Somali group al-Shabaab, an al-Qaeda affiliate fighting to impose strict Islamic law, said they carried out the attack in revenge for US President Donald Trump’s decision to recognise Jerusalem as Israel’s capital.
“The security operation... is over and all the terrorists eliminated,” Kenyatta said in a televised national address, looking drained and grave.
Kenyatta did not specify how many assailants there were, but CCTV clips showed at least five dressed in black, some sporting green grenade belts.
One militant is seen in one clip waiting outside a restaurant before blowing himself up in a cloud of debris just after 3.00 p.m. (1200 GMT). Another explosion near the entrance gate, possibly a grenade, ignites three cars before four men stroll by firing assault rifles and split into two groups.
One group entered a nearby office building, where they left a grenade in the lobby, a private security professional present during the attack told Reuters. Then they shot into elevators and offices as they searched for victims up to the sixth floor.

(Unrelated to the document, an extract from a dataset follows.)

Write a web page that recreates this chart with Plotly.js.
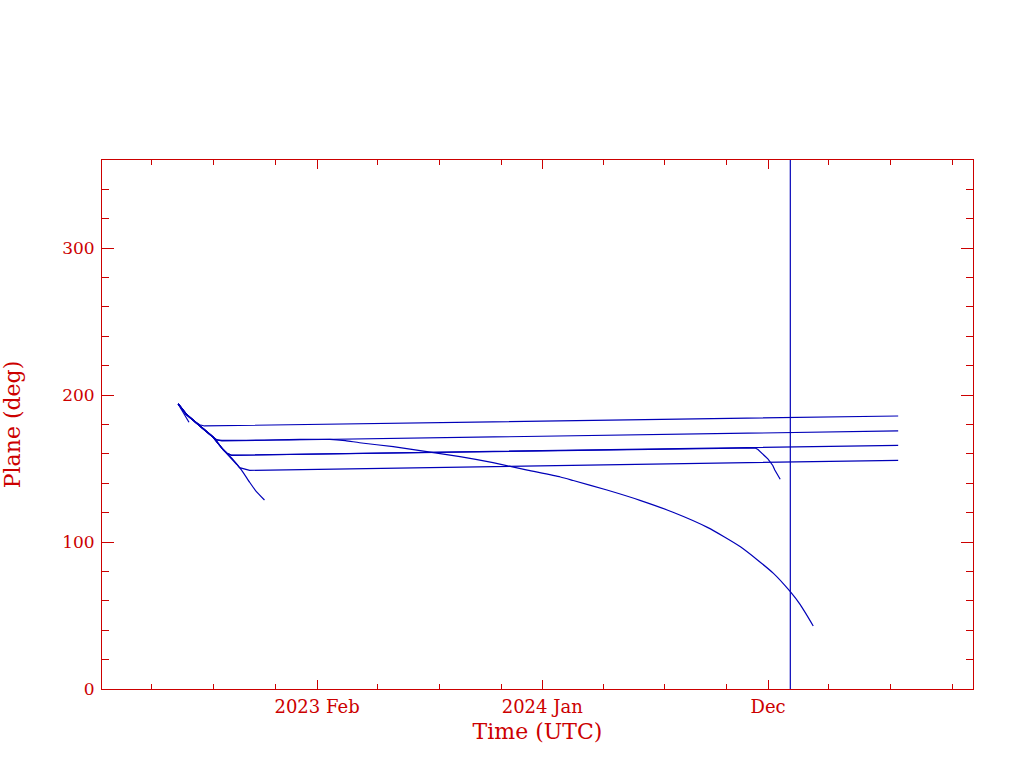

The other group raked the restaurant with gunfire. Eventually, the militants were holed up on or near the top floor of the hotel, taking pot-shots at those fleeing, he said.
Sixteen Kenyans – including a policeman – an American 9/11 survivor, and a British development worker were among the casualties, police Chief Joseph Boinnet said. Three more victims were of African origin but their nationality was unknown, he added.
Some victims had been dining in the Secret Garden restaurant and lay slumped at blood-stained tables, video seen by Reuters showed.
In its two-page statement claiming responsibility, al-Shabaab said: “This operation... (was) a response to the witless remarks of US president, Donald Trump, and his declaration.”
Asked about the group’s claim, a White House National Security Council spokesman said in a statement: “This senseless act is a stark reminder of why the United States remains resolved in our fight to defeat radical Islamist terrorism.”
Air strikes against the group have intensified under Trump, but Tuesday’s attack showed that the insurgents retain the ability to strike outside Somalia’s borders.
Neighbouring Kenya, a hub for multinationals and the United Nations, became a frequent target for al-Shabaab after Kenya sent troops into Somalia in 2011 to try to create a buffer zone along its long, porous border.
The dusitD2 complex is home to offices of international companies including Colgate Palmolive, Reckitt Benckiser, Pernod Ricard, Dow Chemical and SAP, as well as the dusitD2 hotel, part of Thai group Dusit Thani.